- Raw data:
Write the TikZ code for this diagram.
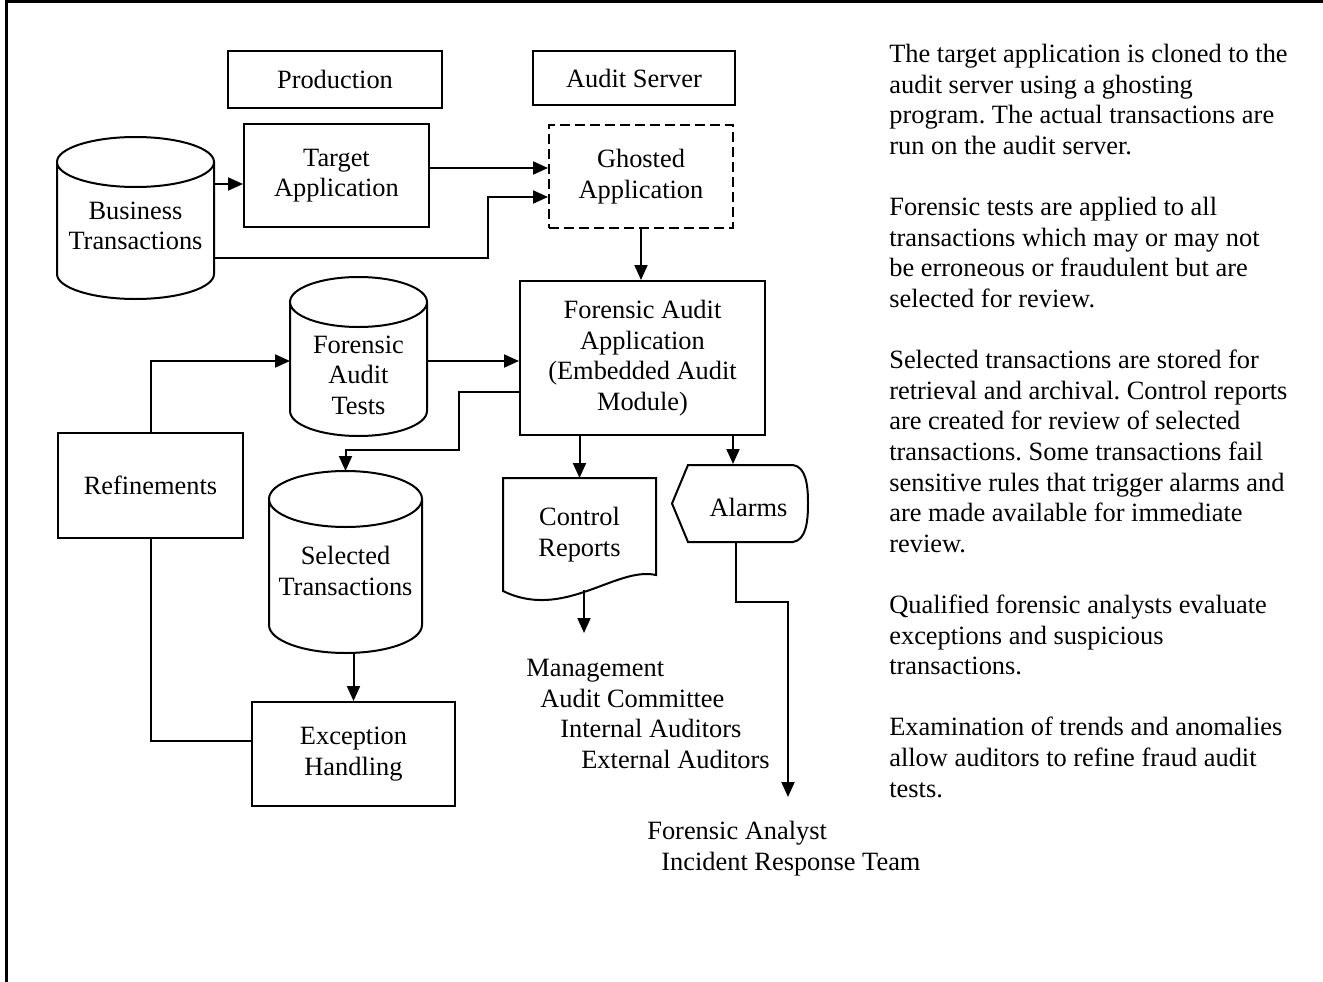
\documentclass[tikz,border=0pt]{standalone}
\usepackage{fontspec}
\setmainfont{Liberation Serif}
\frenchspacing
\usetikzlibrary{arrows.meta}
\usetikzlibrary{calc}
\tikzset{arr/.style = {-{Triangle[length=15pt, width=13pt]}},
         box/.style = {draw, align=center, inner sep=0pt},
         drum/.style = {inner sep=0pt}}
\newcommand{\drumedge}[2]{%
  \draw let \p1 = (#1.north west), \p2 = (#1.south east) in
    (\x1, \y1-#2pt) -- (\x1, \y2+#2pt)
    arc [start angle=180, end angle=360, x radius={(\x2-\x1)/2}, y radius=#2pt]
    -- (\x2, \y1-#2pt)
    arc [start angle=0, end angle=360, x radius={(\x2-\x1)/2}, y radius=#2pt];}

\begin{document}
\begin{tikzpicture}[x=1pt, y=-1pt, line width=2pt, font=\fontsize{26.4}{30.5}\selectfont]
    \useasboundingbox (0,0) rectangle (1323,982);
    \draw [line width=3pt] (6,982) -- (6,2) -- (1323,2);

    % headings
    \node [box, minimum width=214pt, minimum height=57pt] (prod) at (335,79.5) {Production};
    \node [box, minimum width=202pt, minimum height=54pt] (srv) at (634,78) {Audit Server};

    % applications
    \node [box, minimum width=185pt, minimum height=103pt] (target) at (336.5,175.5) {Target\\Application};
    \node [box, dash pattern=on 10pt off 5pt, minimum width=184pt, minimum height=103pt] (ghost) at (641,176.5) {Ghosted\\Application};
    \node [box, minimum width=245pt, minimum height=154pt] (faa) at (642.5,358) {Forensic Audit\\Application\\(Embedded Audit\\Module)};
    \node [box, minimum width=185pt, minimum height=105pt] (ref) at (150.5,485.5) {Refinements};
    \node [box, minimum width=203pt, minimum height=104pt] (exc) at (353.5,754) {Exception\\Handling};

    % data stores
    \node [drum, minimum width=155pt, minimum height=160pt,
           label={[yshift=-8pt, align=center]center:Business\\Transactions}] (bus) at (135.5,218) {};
    \node [drum, minimum width=135pt, minimum height=157pt,
           label={[yshift=-18.5pt, align=center]center:Forensic\\Audit\\Tests}] (tests) at (358.5,356.5) {};
    \node [drum, minimum width=151pt, minimum height=180pt,
           label={[yshift=-9pt, align=center]center:Selected\\Transactions}] (sel) at (345.5,562) {};
    \drumedge{bus}{25}
    \drumedge{tests}{25}
    \drumedge{sel}{28}

    % report and alarm
    \node [drum, align=center, minimum width=151pt, minimum height=111pt] (rep) at (579.5,534.5) {Control\\Reports};
    \draw (rep.north west) -- (rep.north east) -- ([yshift=16pt]rep.south east)
      .. controls ([xshift=-40pt, yshift=25pt]rep.south east) and ([xshift=61pt, yshift=-30pt]rep.south west) .. (rep.south west) -- cycle;
    \node (alarm) at (748.5,507) {Alarms};
    \draw (672,503.5) -- (688,465) -- (793,465) .. controls (806,467) and (808,485) .. (808,503.5)
      .. controls (808,522) and (806,540) .. (793,542) -- (688,542) -- cycle;

    % receivers
    \node [anchor=base west, align=left] (board) at (522,768) {Management\\\hspace*{14pt}Audit Committee\\\hspace*{34pt}Internal Auditors\\\hspace*{55pt}External Auditors};
    \node [anchor=base west, align=left] (team) at (643,870) {Forensic Analyst\\\hspace*{14pt}Incident Response Team};

    % notes
    \node [anchor=base west, align=left, font=\fontsize{26.4}{30.6}\selectfont] (notes) at (885,797) {The target application is cloned to the\\audit server using a ghosting\\program. The actual transactions are\\run on the audit server.\\[30.6pt]Forensic tests are applied to all\\transactions which may or may not\\be erroneous or fraudulent but are\\selected for review.\\[30.6pt]Selected transactions are stored for\\retrieval and archival. Control reports\\are created for review of selected\\transactions. Some transactions fail\\sensitive rules that trigger alarms and\\are made available for immediate\\review.\\[30.6pt]Qualified forensic analysts evaluate\\exceptions and suspicious\\transactions.\\[30.6pt]Examination of trends and anomalies\\allow auditors to refine fraud audit\\tests.};

    % connectors
    \coordinate (tgin) at ([yshift=-8.5pt]target.west);
    \coordinate (tgout) at ([yshift=7.5pt]target.east);
    \coordinate (busout) at ([yshift=-40pt]bus.east);
    \coordinate (ghin) at ([yshift=-20.5pt]ghost.west);
    \coordinate (tsin) at ([yshift=-4.5pt]tests.west);
    \coordinate (tsout) at ([yshift=-4.5pt]tests.east);
    \coordinate (faaout) at ([yshift=-34pt]faa.west);
    \coordinate (alin) at (733,464);
    \coordinate (alout) at (736,542);
    \coordinate (repout) at (584,590);
    \coordinate (toboard) at (584,633);
    \coordinate (toteam) at (788,797);

    \draw [arr] (tgin -| bus.east) -- (tgin);
    \draw [arr] (tgout) -- (tgout -| ghost.west);
    \draw [arr] (busout) -- (488,258) |- (ghin);
    \draw [arr] (ghost.south) -- (ghost.south |- faa.north);
    \draw [arr] (tsout) -- (tsout -| faa.west);
    \draw [arr] (ref.north) |- (tsin);
    \draw [arr] (faaout) -| (459,450) -| (sel.north);
    \draw [arr] (faa.south -| rep.north) -- (rep.north);
    \draw [arr] (faa.south -| alin) -- (alin);
    \draw [arr] (repout) -- (toboard);
    \draw [arr] (alout) |- (788,602) -- (toteam);
    \draw [arr] (sel.south -| exc.north) -- (exc.north);
    \draw (ref.south) |- ([yshift=13pt]exc.west);
\end{tikzpicture}
\end{document}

- Exercise directions: Repeat the lines of the listing above verbatim, beginning at its first line and ending at the line containing "arc [start angle=0, end", which is included. Omit pictures.

- In response:
Write the TikZ code for this diagram.
\documentclass[tikz,border=0pt]{standalone}
\usepackage{fontspec}
\setmainfont{Liberation Serif}
\frenchspacing
\usetikzlibrary{arrows.meta}
\usetikzlibrary{calc}
\tikzset{arr/.style = {-{Triangle[length=15pt, width=13pt]}},
         box/.style = {draw, align=center, inner sep=0pt},
         drum/.style = {inner sep=0pt}}
\newcommand{\drumedge}[2]{%
  \draw let \p1 = (#1.north west), \p2 = (#1.south east) in
    (\x1, \y1-#2pt) -- (\x1, \y2+#2pt)
    arc [start angle=180, end angle=360, x radius={(\x2-\x1)/2}, y radius=#2pt]
    -- (\x2, \y1-#2pt)
    arc [start angle=0, end angle=360, x radius={(\x2-\x1)/2}, y radius=#2pt];}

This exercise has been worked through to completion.